33 En de HEERE, onze God, gaf hem voor ons aangezicht; en wij sloegen hem, en zijn zonen, en al zijn volk.
Mas o SENHOR nosso Deus o entregou diante de nós; e ferimos a ele e a seus filhos, e a todo seu povo.
34 En wij namen te dier tijd al zijn steden in, en wij verbanden alle steden, mannen, en vrouwen, en kinderkens; wij lieten niemand overblijven.
E tomamos então todas suas cidades, e destruímos todas as cidades, homens, e mulheres, e crianças; não deixamos ninguém:
35 Het vee alleen roofden wij voor ons, en den roof der steden, die wij innamen.
Somente tomamos para nós os animais, e os despojos das cidades que havíamos tomado.
36 Van Aroer af, dat aan den oever der beek Arnon is, en de stad, die aan de beek is, ook tot Gilead toe, was er geen stad, die voor ons te hoog was; de HEERE, onze God, gaf dat alles voor ons aangezicht.
Desde Aroer, que está junto à beira do ribeiro de Arnom, e a cidade que está no ribeiro, até Gileade, não houve cidade que escapasse de nós: todas as entregou o SENHOR nosso Deus em nosso poder.

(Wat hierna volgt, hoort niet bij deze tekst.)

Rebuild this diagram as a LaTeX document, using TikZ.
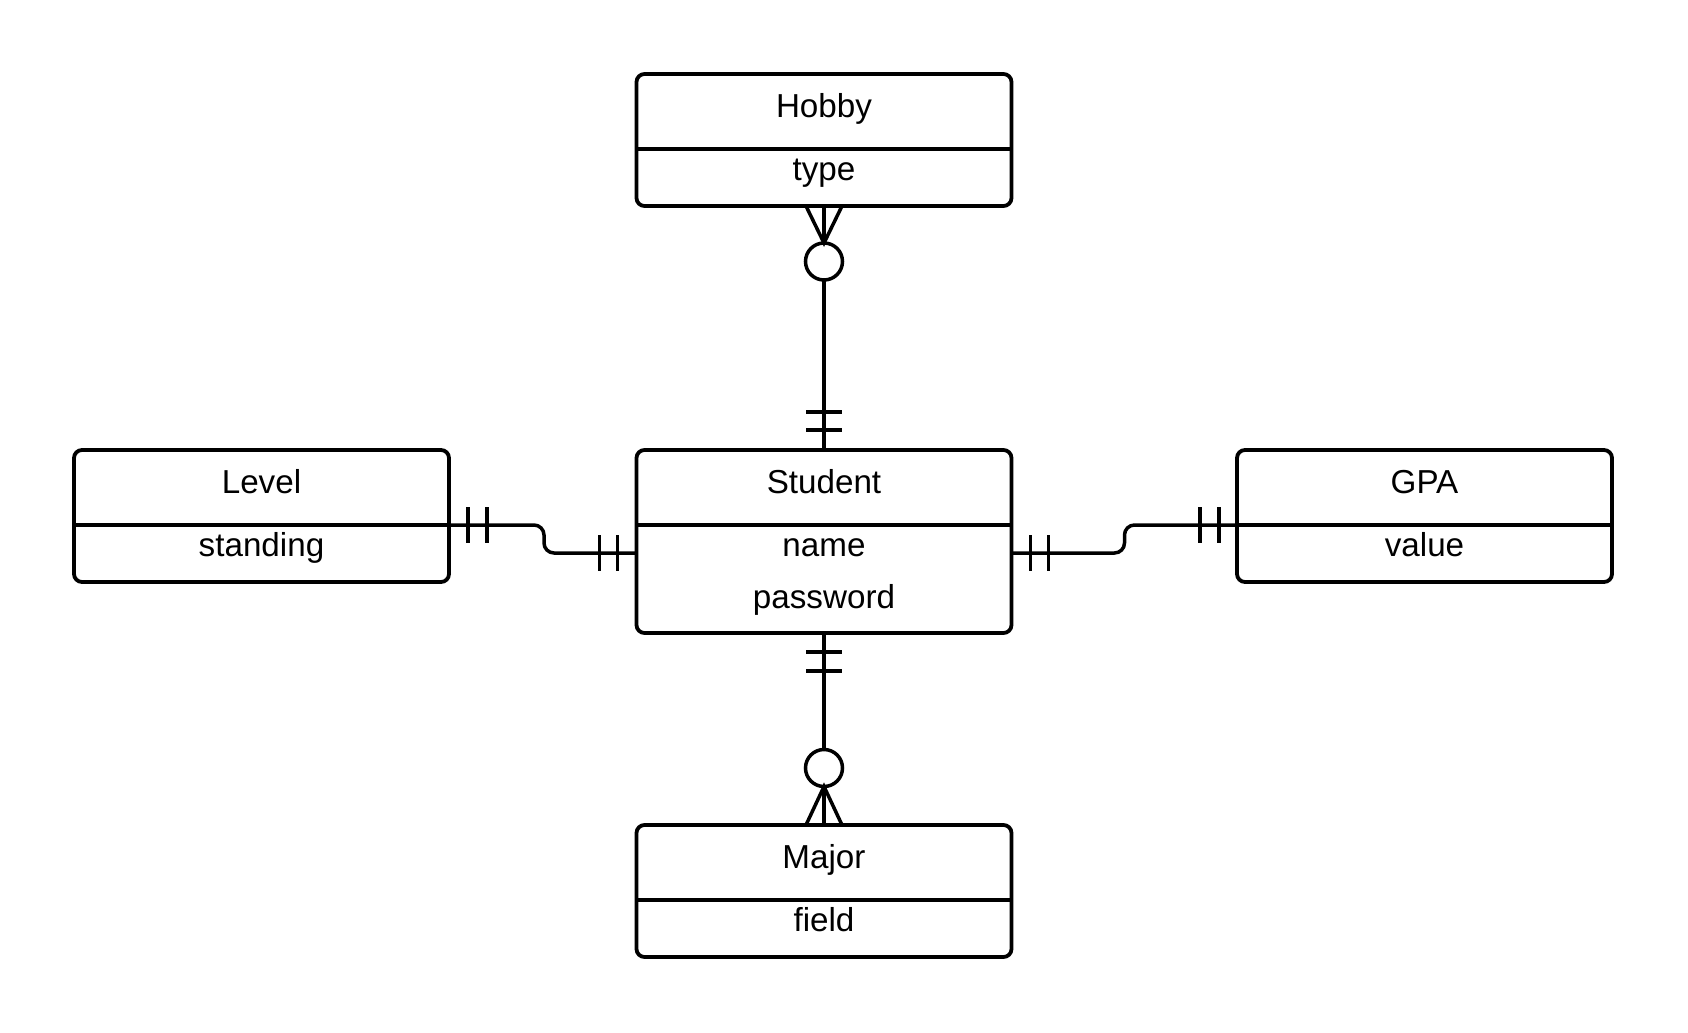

37 Behalve tot het land van de kinderen Ammons naderdet gij niet, noch tot de ganse streek der beek Jabbok, noch tot de steden van het gebergte, noch tot iets, dat de HEERE, onze God, ons verboden had.
Somente à terra dos filhos de Amom não chegaste, nem a tudo o que está à beira do ribeiro de Jaboque nem às cidades do monte, nem a lugar algum que o SENHOR nosso Deus havia proibido.